We also highlight the fact that many migrants have been forced to flee their countries at least in part due to human rights crises directly related to US policy, such as its support for the 2009 coup in Honduras. Police torture, summary executions and forced disappearances have all been documented under the post-coup government. While the US government disparages and violates the rights of asylum seekers, it has continued to strongly support the Honduran government. US foreign policy in Latin America and around the world has been a primary driver of refugee flows, as people are forced to migrate from their countries fleeing circumstances of violence, repression and war. In addition, US international economic policies have imposed massive pressures on Central American economies, leading to a further upsurge in violence and gang activity and, thus, forced migration.

We urge the United States to uphold its obligations under the UN Refugee Convention and its domestic law to protect the human rights of asylum seekers and all migrants and to initiate without further delay criminal investigations into the violating practices in use at the border.

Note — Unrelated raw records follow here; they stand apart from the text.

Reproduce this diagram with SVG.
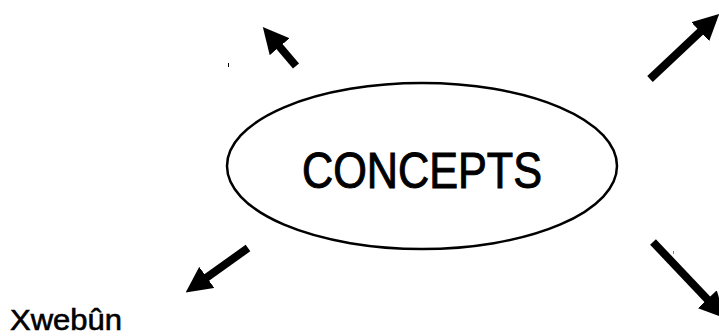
<svg xmlns="http://www.w3.org/2000/svg" width="719" height="336" viewBox="0 0 719 336">
<style>
.arrow{stroke:#000;stroke-width:8;fill:none;marker-end:url(#head)}
.lbl{font-family:"Liberation Sans",Arial,sans-serif;fill:#000;stroke:#000}
</style>
<defs>
<marker id="head" viewBox="0 0 26 26" markerWidth="26" markerHeight="26" markerUnits="userSpaceOnUse" refX="1" refY="13" orient="auto">
<path d="M0,0 L26,13 L0,26 z" fill="#000"/>
</marker>
</defs>
<rect width="719" height="336" fill="#fff"/>
<g id="concepts">
<ellipse cx="422" cy="166" rx="195" ry="83" fill="none" stroke="#000" stroke-width="2.5"/>
<text class="lbl" x="422" y="188" font-size="50" stroke-width="1" text-anchor="middle" textLength="240" lengthAdjust="spacingAndGlyphs">CONCEPTS</text>
</g>
<g id="xwebun">
<text class="lbl" x="10" y="330" font-size="29" stroke-width="0.6" textLength="112" lengthAdjust="spacingAndGlyphs">Xwebûn</text>
</g>
<g id="connectors">
<line class="arrow" x1="296" y1="66" x2="279" y2="46"/>
<line class="arrow" x1="650" y1="79" x2="701" y2="31"/>
<line class="arrow" x1="248" y1="248" x2="206" y2="278"/>
<line class="arrow" x1="653" y1="242" x2="708" y2="300"/>
<rect x="228" y="63" width="1" height="4" fill="#000"/>
<rect x="673" y="251" width="1" height="3" fill="#888"/>
</g>
</svg>
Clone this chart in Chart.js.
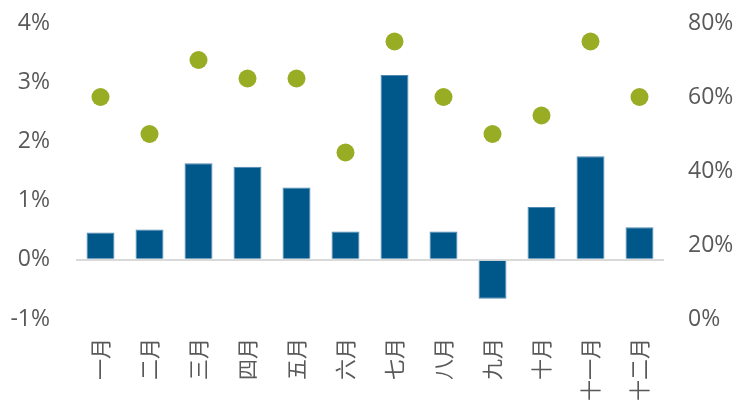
<!DOCTYPE html>
<html>
<head>
<meta charset="utf-8">
<script src="https://cdn.jsdelivr.net/npm/chart.js@4"></script>
<style>
  body { margin: 0; background: #fff; }
  #wrap { width: 741px; height: 405px; }
</style>
</head>
<body>
<div id="wrap"><canvas id="myChart"></canvas></div>
<script>
// monthly figures
const months = ['一月', '二月', '三月', '四月', '五月', '六月', '七月', '八月', '九月', '十月', '十一月', '十二月'];
const barValues = [0.46, 0.51, 1.63, 1.57, 1.22, 0.48, 3.12, 0.48, -0.66, 0.89, 1.75, 0.55];
const dotValues = [60, 50, 70, 65, 65, 45, 75, 60, 50, 55, 75, 60];

const textColor = '#595959';
const font = { family: "'Open Sans', 'Noto Sans CJK SC', sans-serif", size: 23 };
const catFont = { family: "'Noto Sans CJK SC', sans-serif", size: 21 };
const clear = 'rgba(0,0,0,0)';

const data = {
    labels: months,
    datasets: [{
        type: 'line',
        data: dotValues,
        yAxisID: 'y1',
        showLine: false,
        pointRadius: 9,
        pointHoverRadius: 9,
        pointBackgroundColor: '#98ac24',
        pointBorderWidth: 0,
        borderColor: '#98ac24'
    }, {
        type: 'bar',
        data: barValues,
        yAxisID: 'y',
        backgroundColor: '#00578a',
        borderColor: '#4f88b0',
        borderWidth: 1,
        barPercentage: 0.57,
        categoryPercentage: 1.0
    }]
};

const config = {
    type: 'bar',
    data: data,
    options: {
        responsive: true,
        maintainAspectRatio: false,
        animation: false,
        layout: { padding: { top: 23, left: 0, right: 0, bottom: 0 } },
        plugins: { legend: { display: false }, tooltip: { enabled: false } },
        scales: {
            x: {
                grid: { display: false },
                border: { display: false },
                afterFit: (scale) => { scale.height = 86; },
                ticks: {
                    color: textColor,
                    font: catFont,
                    minRotation: 90,
                    maxRotation: 90,
                    padding: 11
                }
            },
            y: {
                position: 'left',
                min: -1,
                max: 4,
                border: { display: false },
                afterFit: (scale) => { scale.width = 76; },
                grid: {
                    // invisible tick marks stand in for the label gap
                    tickLength: 26,
                    tickColor: clear,
                    lineWidth: 2,
                    color: (ctx) => ctx.tick && ctx.tick.value === 0 ? '#d9d9d9' : clear
                },
                ticks: {
                    stepSize: 1,
                    color: textColor,
                    font: font,
                    padding: 0,
                    callback: (v) => v + '%'
                }
            },
            y1: {
                position: 'right',
                min: 0,
                max: 80,
                border: { display: false },
                afterFit: (scale) => { scale.width = 77; },
                grid: { color: clear, tickColor: clear, tickLength: 24, drawOnChartArea: false },
                ticks: {
                    stepSize: 20,
                    color: textColor,
                    font: font,
                    padding: 0,
                    callback: (v) => v + '%'
                }
            }
        }
    }
};

const myChart = new Chart(document.getElementById('myChart'), config);
</script>
</body>
</html>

We call on the Human Rights Council and its mechanisms to follow up on the dire human rights situation at the US southern border and to take all necessary steps to guarantee the respect of international human rights law by US authorities.

We recognize that these policies are also an attempt to encourage a global rollback of the rights of migrants and asylum seekers, who are already at severe risk around the world. We urge all member states to review their own policies on migration so as to reject policies of militarization and criminalization and instead protect the human rights of vulnerable people.